10 Sensible Ideas on How to Fix Bad Credit

How to fix bad credit involves rebuilding statistical trust in your ability to carry the weight of your finances. Little mistakes can hurt our credit scores in a big way and not successfully managing whichever money we have coming in can prove to be very harmful to our long-term reputation. Do you have bad credit?

Here’s how to fix bad credit, step by step, by doing things right:

1. Look at your credit report

In order to fix bad credit, it’s important to look first at your credit report. Through TransUnion or Equifax, you can obtain a free copy of your credit report. Call and ask, provide your address, and in a week or two, you’ll have it in-hand to review.

The information contained in your credit report may identify easy opportunities to pay off debt or outline some debts you may not be aware of are affecting your credit score. It’s the best place to start.

2. Dispute any errors

If you identify errors in your credit report, dispute them immediately. Certain errors can weigh heavily on a credit score. If you have collection accounts or judgments against you that you believe shouldn’t be there, dispute them.

If the creditor agrees to remove it from your account, this information is removed from your credit report and within a few months, you may see your score improve significantly.

3. Commit to paying bills on time

No late payments. Every credit account receives their payment on time, with the minimum covered. No exceptions. However you have to work your budget and paycheques, if you do this, you will be well on your way to fixing bad credit simply by establishing that you pay on time. If you’ve got to pay a bill late, be smart about which one. If the account’s listed on your credit report, that’s not the one to pay late!

4. Credit utilization fix

The recommended rate of credit utilization on a credit card is 30% or less. This utilization suggests you’re using credit responsibly and paying it off. If your credit cards have more utilization, adopt strategies to reduce it to 30%.

If you can’t pay down a chunk of your existing credit card debt today to bring down your credit utilization to something more manageable, consider some type of payment plan to do so.

5. Pay outstanding balances

Employ a bare-bones budget. Free up as much cash as you can or sell something. Accumulate money quickly that you can move these to outstanding balances. This is a short-term kick to essentially get you off on the right foot, to increase your credit score, and to help get you on the path to long-term financial planning.

Even if you have to sacrifice and part with money that otherwise would stay in your pocket, make the move to pay down those balances.

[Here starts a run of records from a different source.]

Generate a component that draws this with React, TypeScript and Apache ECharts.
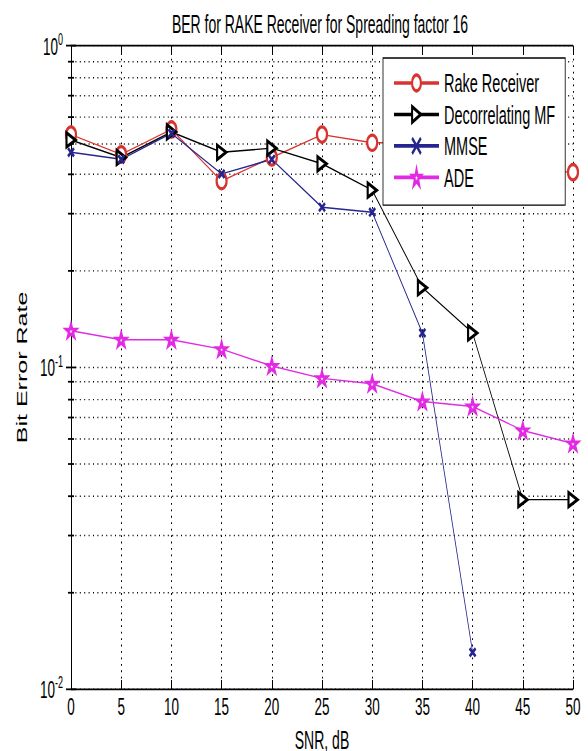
import React, { useEffect, useRef } from 'react';
import * as echarts from 'echarts';

const snr = [0, 5, 10, 15, 20, 25, 30, 35, 40, 45, 50];
const rakeBer = [0.53, 0.46, 0.55, 0.38, 0.45, 0.53, 0.5, 0.5, 0.45, 0.41, 0.405];
const decorrBer = [0.51, 0.45, 0.54, 0.467, 0.481, 0.43, 0.356, 0.177, 0.128, 0.0388, 0.0388];
const mmseBer = [0.467, 0.444, 0.535, 0.4, 0.444, 0.315, 0.304, 0.128, 0.013, null, null];
const adeBer = [0.13, 0.122, 0.122, 0.114, 0.101, 0.0925, 0.089, 0.0784, 0.0756, 0.0637, 0.058];

// The reference figure is stretched vertically; the chart is drawn at this
// height and scaled up to the 751px page height.
const PAGE_W = 588;
const PAGE_H = 751;
const CHART_H = 420;
const STRETCH = PAGE_H / CHART_H;

const FONT = "'Liberation Sans', Arial, Helvetica, sans-serif";
const STAR = 'emptyPath://M50,0 L61.8,36.3 L100,36.3 L69.1,58.8 L80.9,95.1 L50,72.6 L19.1,95.1 L30.9,58.8 L0,36.3 L38.2,36.3 Z';
const XMARK = 'emptyPath://M0,0 L10,10 M10,0 L0,10';

const pair = (ys: (number | null)[]) => snr.map((x, i) => [x, ys[i]]).filter((p) => p[1] !== null);

export default function App() {
  const ref = useRef<HTMLDivElement>(null);
  useEffect(() => {
    const chart = echarts.init(ref.current!, undefined, { renderer: 'svg' });
    const hDots = { color: '#000', width: 0.8, type: [1, 3.4] as any };
    const vDots = { color: '#000', width: 1, type: [1, 2.6] as any };
    const axisLine = { lineStyle: { color: '#000', width: 1 } };
    const tick = { inside: true, length: 5, lineStyle: { color: '#000', width: 1 } };
    const minorTick = { show: true, splitNumber: 9, length: 3, lineStyle: { color: '#000', width: 1 } };
    const LW = 0.8;
    chart.setOption({
      animation: false,
      backgroundColor: '#fff',
      title: {
        text: 'BER for RAKE Receiver for Spreading factor 16',
        left: 315,
        textAlign: 'center',
        top: 1.5,
        textStyle: { fontFamily: FONT, fontSize: 14, fontWeight: 'normal', color: '#000' },
      },
      grid: { left: 71, right: 15, top: 25.7, bottom: 34.7, show: false, containLabel: false, outerBoundsMode: 'none' },
      legend: {
        orient: 'vertical',
        left: 383,
        top: 32.4,
        padding: [6.5, 10, 8, 10],
        itemGap: 2.6,
        itemWidth: 45,
        itemHeight: 11,
        backgroundColor: '#fff',
        borderColor: '#000',
        borderWidth: 0.8,
        borderRadius: 0,
        textStyle: { fontFamily: FONT, fontSize: 14.5, lineHeight: 14, color: '#000' },
        data: ['Rake Receiver', 'Decorrelating MF', 'MMSE', 'ADE'],
      },
      xAxis: [
        {
          type: 'value',
          min: 0,
          max: 50,
          interval: 5,
          position: 'bottom',
          name: 'SNR, dB',
          nameLocation: 'middle',
          nameGap: 14.5,
          nameTextStyle: { fontFamily: FONT, fontSize: 14, lineHeight: 14, color: '#000' },
          axisLine,
          axisTick: tick,
          axisLabel: { fontFamily: FONT, fontSize: 13.5, color: '#000', margin: 3 },
          splitLine: { show: true, lineStyle: vDots },
        },
        {
          type: 'value',
          min: 0,
          max: 50,
          interval: 5,
          position: 'top',
          axisLine,
          axisTick: tick,
          axisLabel: { show: false },
          splitLine: { show: false },
        },
      ],
      yAxis: [
        {
          type: 'log',
          logBase: 10,
          min: 0.01,
          max: 1,
          position: 'left',
          name: 'Bit Error Rate',
          nameLocation: 'middle',
          nameGap: 42,
          nameTextStyle: { fontFamily: FONT, fontSize: 14, color: '#000' },
          axisLine,
          axisTick: tick,
          minorTick,
          minorSplitLine: { show: true, lineStyle: hDots },
          axisLabel: {
            margin: 8,
            formatter: (v: number) => `{b|10}{s|${Math.round(Math.log10(v))}}`,
            rich: {
              b: { fontFamily: FONT, fontSize: 13.5, color: '#000' },
              s: { fontFamily: FONT, fontSize: 9, color: '#000', padding: [0, 0, 7, 0] },
            },
          },
          splitLine: { show: true, lineStyle: hDots },
        },
        {
          type: 'log',
          logBase: 10,
          min: 0.01,
          max: 1,
          position: 'right',
          axisLine,
          axisTick: tick,
          minorTick,
          axisLabel: { show: false },
          splitLine: { show: false },
        },
      ],
      series: [
        {
          name: 'Rake Receiver',
          type: 'line',
          data: pair(rakeBer),
          color: '#d8342f',
          lineStyle: { width: LW, color: '#d8342f' },
          symbol: 'emptyCircle',
          symbolSize: [10, 8.5],
          itemStyle: { borderWidth: LW },
          z: 3,
        },
        {
          name: 'Decorrelating MF',
          type: 'line',
          data: pair(decorrBer),
          color: '#000',
          lineStyle: { width: LW, color: '#000' },
          symbol: 'emptyTriangle',
          symbolRotate: -90,
          symbolSize: [8, 9],
          itemStyle: { borderWidth: LW },
          z: 3,
        },
        {
          name: 'MMSE',
          type: 'line',
          data: pair(mmseBer),
          color: '#25258f',
          lineStyle: { width: LW, color: '#25258f' },
          symbol: XMARK,
          symbolSize: [6, 4.5],
          itemStyle: { borderWidth: LW },
          z: 3,
        },
        {
          name: 'ADE',
          type: 'line',
          data: pair(adeBer),
          color: '#e22ae2',
          lineStyle: { width: LW, color: '#e22ae2' },
          symbol: STAR,
          symbolSize: [10, 7],
          itemStyle: { borderWidth: LW },
          z: 3,
        },
      ],
    });
    return () => chart.dispose();
  }, []);
  return (
    <div style={{ position: 'fixed', left: 0, top: 0, width: PAGE_W, height: PAGE_H, overflow: 'hidden', background: '#fff' }}>
      <div
        ref={ref}
        style={{ width: PAGE_W, height: CHART_H, transform: `scaleY(${STRETCH})`, transformOrigin: '0 0' }}
      />
    </div>
  );
}
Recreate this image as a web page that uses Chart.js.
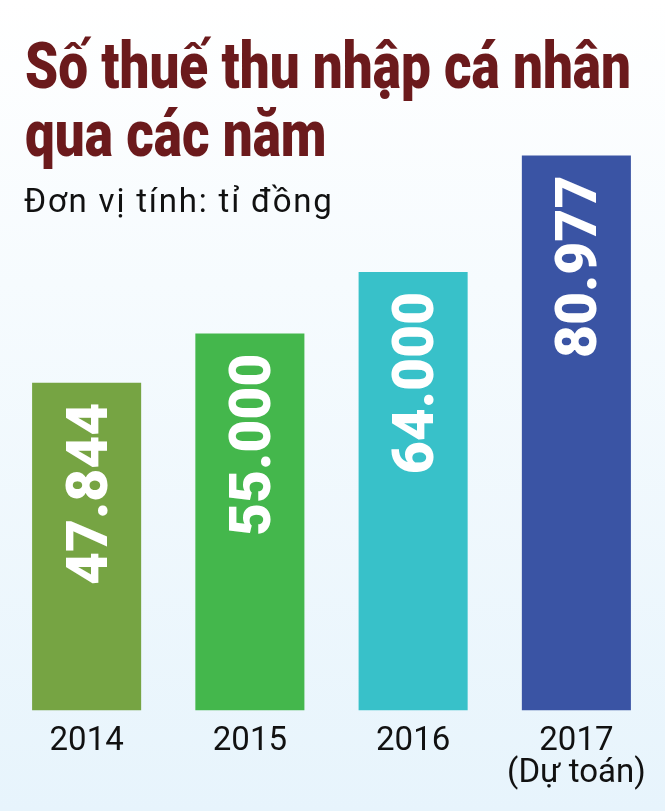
<!DOCTYPE html>
<html lang="vi">
<head>
<meta charset="utf-8">
<title>Số thuế thu nhập cá nhân qua các năm</title>
<script src="https://cdn.jsdelivr.net/npm/chart.js@4.4.1/dist/chart.umd.min.js"></script>
<style>
  html, body { margin: 0; padding: 0; }
  body {
    width: 665px;
    height: 811px;
    overflow: hidden;
    position: relative;
    background: linear-gradient(#ffffff 0%, #f6fbfe 35%, #e7f4fc 100%);
  }
  #title {
    position: absolute;
    left: 25px;
    top: 33px;
    margin: 0;
    font-family: Roboto, sans-serif;
    font-weight: 900;
    font-size: 64px;
    line-height: 68px;
    color: #6b1a1c;
    white-space: nowrap;
    transform-origin: 0 0;
  }
  #subtitle {
    position: absolute;
    left: 24px;
    top: 185px;
    margin: 0;
    font-family: Roboto, sans-serif;
    font-size: 33px;
    line-height: 32px;
    letter-spacing: 1.8px;
    color: #111;
    white-space: nowrap;
  }
  #myChart { position: absolute; left: 0; top: 0; }
</style>
</head>
<body>
<canvas id="myChart" width="665" height="811"></canvas>
<h1 id="title"><span id="line1">Số thuế thu nhập cá nhân</span><br>qua các năm</h1>
<p id="subtitle">Đơn vị tính: tỉ đồng</p>
<script>
'use strict';

// năm (nhãn trục x, dòng thứ hai nếu có)
const years = ['2014', '2015', '2016', '2017'];
const notes = ['', '', '', '(Dự toán)'];
// số thuế TNCN, tỉ đồng
const amounts = [47844, 55000, 64000, 80977];
const barColors = ['#76a443', '#44b74c', '#38c1c9', '#3a54a4'];

// tiêu đề dùng font hẹp: ép dòng đầu vừa ~606px
const line1 = document.getElementById('line1');
const titleEl = document.getElementById('title');
titleEl.style.transform = 'scaleX(' + (606 / line1.getBoundingClientRect().width) + ')';

function formatVN(n) {
  return String(n).replace(/\B(?=(\d{3})+(?!\d))/g, '.');
}

const labels = years.map((y, i) => (notes[i] ? [y, notes[i]] : y));

// vẽ số liệu xoay dọc bên trong cột
const valueLabels = {
  id: 'valueLabels',
  afterDatasetsDraw(chart) {
    const ctx = chart.ctx;
    const meta = chart.getDatasetMeta(0);
    ctx.save();
    ctx.fillStyle = '#ffffff';
    ctx.font = '900 57px Roboto';
    ctx.textAlign = 'right';
    ctx.textBaseline = 'alphabetic';
    meta.data.forEach((bar, i) => {
      ctx.save();
      ctx.translate(bar.x + 20, bar.y + 20);
      ctx.rotate(-Math.PI / 2);
      ctx.fillText(formatVN(amounts[i]), 0, 0);
      ctx.restore();
    });
    ctx.restore();
  },
};

const ctx = document.getElementById('myChart');

new Chart(ctx, {
  type: 'bar',
  data: {
    labels: labels,
    datasets: [
      {
        data: amounts,
        backgroundColor: barColors,
        borderWidth: 0,
        categoryPercentage: 1,
        barPercentage: 0.668,
      },
    ],
  },
  options: {
    responsive: false,
    animation: false,
    devicePixelRatio: 1,
    layout: {
      padding: { left: 5, right: 7, top: 128, bottom: 7 },
    },
    plugins: {
      legend: { display: false },
      tooltip: { enabled: false },
    },
    scales: {
      x: {
        grid: { display: false, drawTicks: false },
        border: { display: false },
        ticks: {
          color: '#111111',
          padding: 14.7,
          maxRotation: 0,
          autoSkip: false,
          font: { family: 'Roboto', size: 33, lineHeight: 0.97 },
        },
      },
      y: {
        display: false,
        min: 0,
        max: 85000,
      },
    },
  },
  plugins: [valueLabels],
});
</script>
</body>
</html>
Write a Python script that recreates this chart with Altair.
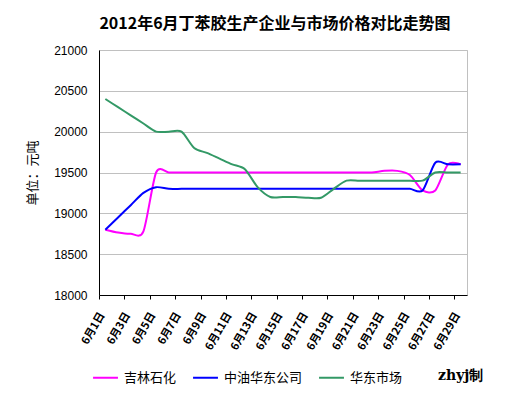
import altair as alt
import pandas as pd

days = [1, 2, 3, 4, 5, 6, 7, 8, 9, 10, 11, 12, 13, 14, 15, 16, 17, 18, 19, 20,
        21, 22, 23, 24, 25, 26, 27, 28, 29]
series_names = ["吉林石化", "中油华东公司", "华东市场"]
colors = ["#FF00FF", "#0000FF", "#339966"]

jilin = [18800, 18765, 18750, 18780, 19500, 19500, 19500, 19500, 19500, 19500,
         19500, 19500, 19500, 19500, 19500, 19500, 19500, 19500, 19500, 19500,
         19500, 19500, 19520, 19520, 19470, 19280, 19280, 19600, 19600]
zhongyou = [18800, 18950, 19100, 19250, 19320, 19300, 19300, 19300, 19300, 19300,
            19300, 19300, 19300, 19300, 19300, 19300, 19300, 19300, 19300, 19300,
            19300, 19300, 19300, 19300, 19300, 19280, 19620, 19600, 19600]
huadong = [20400, 20300, 20200, 20100, 20000, 20000, 20000, 19800, 19740, 19670,
           19600, 19540, 19320, 19200, 19200, 19200, 19190, 19190, 19300, 19400,
           19400, 19400, 19400, 19400, 19400, 19400, 19500, 19500, 19500]

y_ticks = [18000, 18500, 19000, 19500, 20000, 20500, 21000]
x_tick_positions = [0.5, 2.5, 4.5, 6.5, 8.5, 10.5, 12.5, 14.5, 16.5, 18.5,
                    20.5, 22.5, 24.5, 26.5, 28.5]

rows = []
for name, vals in zip(series_names, [jilin, zhongyou, huadong]):
    for d, v in zip(days, vals):
        rows.append({"day": d, "price": v, "series": name})
df = pd.DataFrame(rows)

cjk = "Noto Sans CJK SC"

lines = alt.Chart(df).mark_line(strokeWidth=2, interpolate="cardinal", tension=0.2).encode(
    x=alt.X("day:Q",
            scale=alt.Scale(domain=[0.5, 29.5], nice=False, zero=False),
            axis=alt.Axis(values=x_tick_positions, title=None, grid=False,
                          labelExpr="'6月' + (datum.value + 0.5) + '日'",
                          labelAngle=-60, labelAlign="right", labelBaseline="middle",
                          labelFont=cjk, labelFontWeight="bold", labelFontSize=11,
                          labelOffset=3, labelPadding=14, tickSize=4,
                          domainColor="black", tickColor="black",
                          labelColor="black", labelOverlap=False)),
    y=alt.Y("price:Q",
            scale=alt.Scale(domain=[18000, 21000], nice=False, zero=False),
            axis=alt.Axis(values=y_ticks, title="单位：元吨", grid=True, format="d",
                          gridColor="#C0C0C0", ticks=False, domainColor="black",
                          labelFont="Liberation Sans", labelFontSize=12,
                          labelColor="black", labelPadding=12,
                          titleFont=cjk, titleFontSize=13, titleFontWeight="normal",
                          titleColor="black", titlePadding=14)),
    color=alt.Color("series:N",
                    scale=alt.Scale(domain=series_names, range=colors),
                    legend=alt.Legend(title=None, orient="none", legendX=-7, legendY=314,
                                      direction="horizontal", symbolType="stroke",
                                      symbolStrokeWidth=2, symbolSize=620,
                                      labelFont=cjk, labelFontSize=13, labelColor="black",
                                      columnPadding=12, labelOffset=5)),
)

note = alt.Chart(pd.DataFrame({"t": ["zhyj制"]})).mark_text(
    align="left", baseline="middle", font="DejaVu Serif", fontWeight="bold",
    fontSize=14, color="black"
).encode(text="t:N", x=alt.value(339), y=alt.value(326))

chart = alt.layer(lines, note).properties(
    width=368, height=245,
    title=alt.TitleParams("2012年6月丁苯胶生产企业与市场价格对比走势图",
                          font=cjk, fontSize=16, fontWeight="bold", color="black",
                          anchor="middle", dx=-8, offset=12),
    autosize=alt.AutoSizeParams(type="none"),
    padding={"left": 91, "top": 42, "right": 40, "bottom": 92},
).configure_view(stroke="#C0C0C0", strokeWidth=1)

chart.save("out.html", embed_options={"renderer": "svg", "actions": False})
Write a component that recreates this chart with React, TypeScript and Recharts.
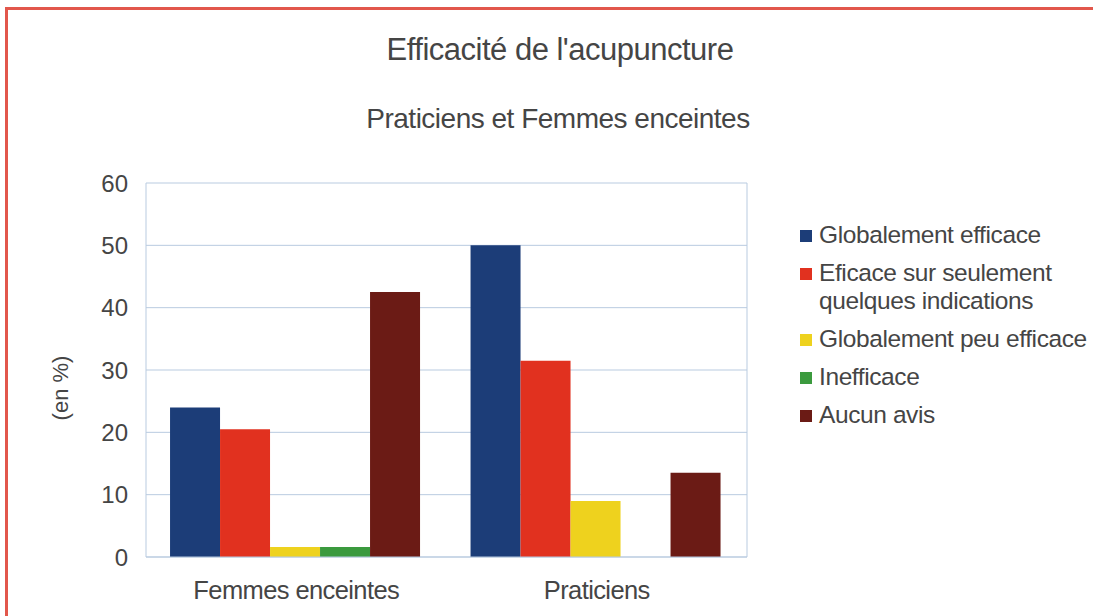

6. Start with high-interest or new credit accounts first

Minimize the interest you have to pay to credit accounts by focusing on those with the highest interest. You will also want to prioritize by age of account. Older credit accounts have high value. When you increase average length of credit, you’re helping your score. As you pay off high-interest accounts as well as newer credit accounts, you are smartly tackling the credit you’re working with and that will be reflected in your final credit score.

7. Do you need a low-interest loan?

If there’s no possible way for you to tackle high-interest credit accounts, you may wish to ask for a low-interest payday loan. Ideally, the payday loan would be one lump sum to cover all credit accounts and pay everything off.

Although this would leave you with the same amount of debt, the interest rate will be lower and it’s much more manageable paying off a single account, instead of spreading around your money to multiple accounts with no hope of paying it off fully.

8. Should you jump onto your spouse’s credit?

If your spouse has a credit card with a great payment history and little to no balance, if you’re added as an authorized user, you instantly benefit from that card’s payment history and any available credit. This doesn’t solve anything from a financial perspective but in terms of fixing a bad credit score, it’s another sound strategy that can help give you a boost to where you’ll hopefully eventually end up arriving on your own.

9. Do not shut down your older credit cards

The age of your credit history has an impact on your credit. When you close down an old credit card, you lose that legitimacy and believe it or not, even if it’s fully paid off, it will affect your number. Hang onto your older credit cards and if you have to get rid of anything, get rid of your newer cards first.

10. Be patient

All of this effort to fix bad credit isn’t going to instantly produce a result. Unfortunately, it will take months and even years to fix bad credit. That doesn’t mean you shouldn’t, of course. Stay focused, committed, and patient. By following your payment plan and being smart about investing your paycheque, you can slowly get yourself up to zero. Remember, plenty of people have gotten themselves into $1,000s worth of debt and have paid it off. If you’re determined, you can too.